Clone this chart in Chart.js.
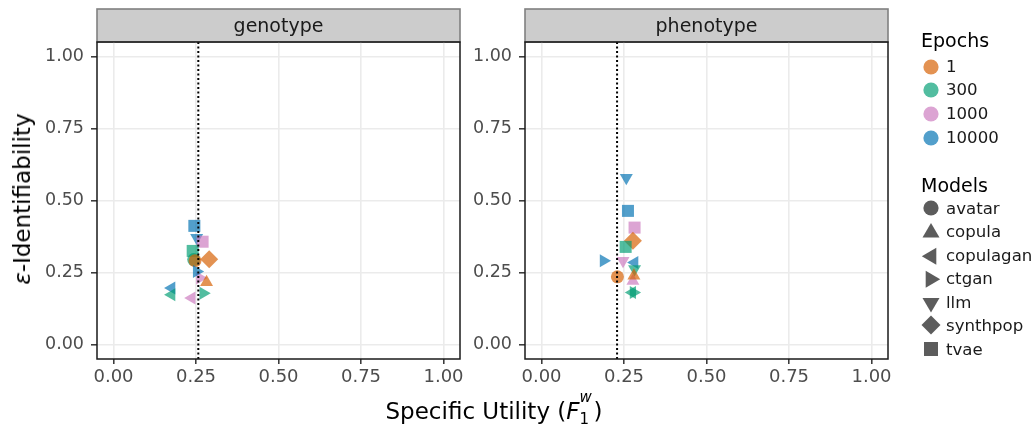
<!DOCTYPE html>
<html><head><meta charset="utf-8">
<script src="https://cdn.jsdelivr.net/npm/chart.js@4.4.0/dist/chart.umd.min.js"></script>
<style>
body{margin:0;background:#fff;}
#wrap{position:relative;width:1036px;height:427px;overflow:hidden;font-family:"DejaVu Sans",sans-serif;background:#fff;}
canvas{position:absolute;left:0;top:0;}
.lt{position:absolute;font-size:19px;color:#000;line-height:1;white-space:nowrap;transform:translateY(-50%);}
.li{position:absolute;font-size:16.6px;color:#1a1a1a;line-height:1;white-space:nowrap;transform:translateY(-50%);}
.ls{position:absolute;transform:translate(-50%,-50%);line-height:0;}
#ytitle{position:absolute;left:22px;top:199px;transform:translate(-50%,-50%) rotate(-90deg);font-size:23px;white-space:nowrap;color:#000;}
#xtitle{position:absolute;left:494px;top:399.5px;transform:translateX(-50%);font-size:23px;line-height:1;white-space:nowrap;color:#000;}
.ss{position:relative;display:inline-block;width:14px;height:0;vertical-align:baseline;}
.sup{position:absolute;left:0px;bottom:14px;font-size:15px;line-height:1;}
.sub{position:absolute;left:0px;bottom:-8px;font-size:15px;line-height:1;}
</style></head><body>
<div id="wrap">
<canvas id="c1" width="1036" height="427"></canvas>
<canvas id="c2" width="1036" height="427"></canvas>
<div id="legend"></div>
<div id="ytitle"><i>ε</i>-Identifiability</div>
<div id="xtitle">Specific Utility (<i>F</i><span class="ss"><i class="sup">w</i><span class="sub">1</span></span>)</div>
</div>
<script>
// ---- data ----
const tickValues = [0, 0.25, 0.5, 0.75, 1];
const tickLabels = ["0.00", "0.25", "0.50", "0.75", "1.00"];
const epochs = ["1", "300", "1000", "10000"];
const models = ["avatar", "copula", "copulagan", "ctgan", "llm", "synthpop", "tvae"];
const panels = ["genotype", "phenotype"];
const thresholds = [0.257, 0.229];

const genoModel = ["tvae","llm","tvae","tvae","avatar","avatar","synthpop","ctgan","ctgan","copula","copulagan","copulagan","ctgan","copulagan"];
const genoEpoch = ["10000","10000","1000","300","300","1","1","1000","10000","1","10000","300","300","1000"];
const genoX = [0.245,0.252,0.270,0.240,0.243,0.247,0.290,0.262,0.252,0.282,0.176,0.176,0.272,0.237];
const genoY = [0.412,0.371,0.357,0.325,0.295,0.291,0.296,0.231,0.254,0.216,0.196,0.173,0.178,0.162];

const phenoModel = ["llm","tvae","tvae","synthpop","tvae","ctgan","llm","copulagan","llm","avatar","copula","copula","copulagan","ctgan"];
const phenoEpoch = ["10000","10000","1000","1","300","10000","1000","10000","300","1","1000","1","300","300"];
const phenoX = [0.257,0.262,0.282,0.277,0.255,0.188,0.247,0.282,0.282,0.230,0.277,0.280,0.275,0.279];
const phenoY = [0.579,0.464,0.406,0.360,0.339,0.291,0.291,0.285,0.262,0.235,0.221,0.239,0.181,0.181];

// ---- styles ----
const epochColor = {"1":"rgba(213,94,0,0.68)","300":"rgba(0,158,115,0.68)","1000":"rgba(204,121,190,0.68)","10000":"rgba(0,114,178,0.68)"};
const shape = {
  avatar:{style:'circle',rot:0,r:6.5},
  copula:{style:'triangle',rot:0,r:7.5},
  copulagan:{style:'triangle',rot:-90,r:7.5},
  ctgan:{style:'triangle',rot:90,r:7.5},
  llm:{style:'triangle',rot:180,r:7.5},
  synthpop:{style:'rectRot',rot:0,r:9},
  tvae:{style:'rect',rot:0,r:8.5}
};
const FONT = '"DejaVu Sans", sans-serif';
const YW = 60, XH = 30, TOP = 42, BOTTOM = 359;

const panelPlugin = {
  id: 'panel',
  beforeDraw(chart, args, opts) {
    const a = chart.chartArea, ctx = chart.ctx;
    ctx.save();
    ctx.fillStyle = '#cccccc';
    ctx.fillRect(a.left, 9, a.right - a.left, a.top - 9);
    ctx.strokeStyle = '#808080';
    ctx.lineWidth = 1.6;
    ctx.strokeRect(a.left, 9, a.right - a.left, a.top - 9);
    ctx.fillStyle = '#1a1a1a';
    ctx.font = '19px ' + FONT;
    ctx.textAlign = 'center';
    ctx.textBaseline = 'middle';
    ctx.fillText(opts.title, (a.left + a.right) / 2, (9 + a.top) / 2 + 2);
    ctx.restore();
  },
  afterDraw(chart) {
    const a = chart.chartArea, ctx = chart.ctx;
    ctx.save();
    ctx.strokeStyle = '#1a1a1a';
    ctx.lineWidth = 1.5;
    ctx.strokeRect(a.left, a.top, a.right - a.left, a.bottom - a.top);
    ctx.restore();
  }
};

function makePanel(id, title, mArr, eArr, xArr, yArr, thr, left, right) {
  const pts = xArr.map((x, i) => ({x: x, y: yArr[i], model: mArr[i], epoch: eArr[i]}));
  new Chart(document.getElementById(id), {
    type: 'scatter',
    data: {
      datasets: [
        {
          type: 'line',
          data: [{x: thr, y: -0.05}, {x: thr, y: 1.05}],
          borderColor: '#000',
          borderWidth: 2,
          borderDash: [2, 2.5],
          pointRadius: 0,
          showLine: true,
          fill: false
        },
        {
          data: pts,
          pointStyle: c => shape[c.raw.model].style,
          pointRotation: c => shape[c.raw.model].rot,
          pointRadius: c => shape[c.raw.model].r,
          pointBackgroundColor: c => epochColor[c.raw.epoch],
          pointBorderWidth: 0,
          pointBorderColor: 'rgba(0,0,0,0)'
        }
      ]
    },
    options: {
      responsive: false,
      animation: false,
      events: [],
      layout: {padding: {left: left - YW, right: 1036 - right, top: TOP, bottom: 427 - BOTTOM - XH}},
      plugins: {legend: {display: false}, tooltip: {enabled: false}, panel: {title: title}},
      scales: {
        x: {
          type: 'linear', min: -0.05, max: 1.05,
          afterBuildTicks: s => { s.ticks = tickValues.map(v => ({value: v})); },
          afterFit: s => { s.height = XH; },
          ticks: {callback: (v) => tickLabels[tickValues.indexOf(v)], font: {family: FONT, size: 18}, color: '#4d4d4d', padding: 3, maxRotation: 0, autoSkip: false},
          grid: {color: '#ebebeb', lineWidth: 1.6, tickLength: 5, tickColor: '#333', tickWidth: 1.5},
          border: {display: false}
        },
        y: {
          type: 'linear', min: -0.05, max: 1.05,
          afterBuildTicks: s => { s.ticks = tickValues.map(v => ({value: v})); },
          afterFit: s => { s.width = YW; },
          ticks: {callback: (v) => tickLabels[tickValues.indexOf(v)], font: {family: FONT, size: 17.5}, color: '#4d4d4d', padding: 7, autoSkip: false},
          grid: {color: '#ebebeb', lineWidth: 1.6, tickLength: 6, tickColor: '#333', tickWidth: 1.5},
          border: {display: false}
        }
      }
    },
    plugins: [panelPlugin]
  });
}

makePanel('c1', panels[0], genoModel, genoEpoch, genoX, genoY, thresholds[0], 97, 460);
makePanel('c2', panels[1], phenoModel, phenoEpoch, phenoX, phenoY, thresholds[1], 525, 888);

// ---- legend ----
function shapeSVG(m, fill) {
  const s = shape[m];
  let inner;
  if (s.style === 'circle') inner = '<circle cx="10" cy="10" r="7.6" fill="' + fill + '"/>';
  else if (s.style === 'rect') inner = '<rect x="3" y="3" width="14" height="14" fill="' + fill + '"/>';
  else if (s.style === 'rectRot') inner = '<polygon points="10,0.5 19.5,10 10,19.5 0.5,10" fill="' + fill + '"/>';
  else inner = '<polygon points="10,2 18.5,16.5 1.5,16.5" fill="' + fill + '" transform="rotate(' + s.rot + ' 10 11.2)"/>';
  return '<svg width="20" height="20" viewBox="0 0 20 20" style="overflow:visible">' + inner + '</svg>';
}
const lg = document.getElementById('legend');
let html = '<div class="lt" style="left:921px;top:40px">Epochs</div>';
epochs.forEach((e, i) => {
  const y = 66.5 + i * 23.8;
  html += '<div class="ls" style="left:931px;top:' + y + 'px"><svg width="20" height="20" viewBox="0 0 20 20"><circle cx="10" cy="10" r="7.6" fill="' + epochColor[e] + '"/></svg></div>';
  html += '<div class="li" style="left:946px;top:' + y + 'px">' + e + '</div>';
});
html += '<div class="lt" style="left:921px;top:185px">Models</div>';
models.forEach((m, i) => {
  const y = 208.5 + i * 23.5;
  html += '<div class="ls" style="left:931px;top:' + (y - 1) + 'px">' + shapeSVG(m, 'rgba(0,0,0,0.64)') + '</div>';
  html += '<div class="li" style="left:946px;top:' + y + 'px">' + m + '</div>';
});
lg.innerHTML = html;
</script>
</body></html>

The problem
Please quote the lines of the material, beginning with the first and ending with the one that contains "const thresholds = [0.257, 0.229];", exactly as written and without any pictures.

Result below
Clone this chart in Chart.js.
<!DOCTYPE html>
<html><head><meta charset="utf-8">
<script src="https://cdn.jsdelivr.net/npm/chart.js@4.4.0/dist/chart.umd.min.js"></script>
<style>
body{margin:0;background:#fff;}
#wrap{position:relative;width:1036px;height:427px;overflow:hidden;font-family:"DejaVu Sans",sans-serif;background:#fff;}
canvas{position:absolute;left:0;top:0;}
.lt{position:absolute;font-size:19px;color:#000;line-height:1;white-space:nowrap;transform:translateY(-50%);}
.li{position:absolute;font-size:16.6px;color:#1a1a1a;line-height:1;white-space:nowrap;transform:translateY(-50%);}
.ls{position:absolute;transform:translate(-50%,-50%);line-height:0;}
#ytitle{position:absolute;left:22px;top:199px;transform:translate(-50%,-50%) rotate(-90deg);font-size:23px;white-space:nowrap;color:#000;}
#xtitle{position:absolute;left:494px;top:399.5px;transform:translateX(-50%);font-size:23px;line-height:1;white-space:nowrap;color:#000;}
.ss{position:relative;display:inline-block;width:14px;height:0;vertical-align:baseline;}
.sup{position:absolute;left:0px;bottom:14px;font-size:15px;line-height:1;}
.sub{position:absolute;left:0px;bottom:-8px;font-size:15px;line-height:1;}
</style></head><body>
<div id="wrap">
<canvas id="c1" width="1036" height="427"></canvas>
<canvas id="c2" width="1036" height="427"></canvas>
<div id="legend"></div>
<div id="ytitle"><i>ε</i>-Identifiability</div>
<div id="xtitle">Specific Utility (<i>F</i><span class="ss"><i class="sup">w</i><span class="sub">1</span></span>)</div>
</div>
<script>
// ---- data ----
const tickValues = [0, 0.25, 0.5, 0.75, 1];
const tickLabels = ["0.00", "0.25", "0.50", "0.75", "1.00"];
const epochs = ["1", "300", "1000", "10000"];
const models = ["avatar", "copula", "copulagan", "ctgan", "llm", "synthpop", "tvae"];
const panels = ["genotype", "phenotype"];
const thresholds = [0.257, 0.229];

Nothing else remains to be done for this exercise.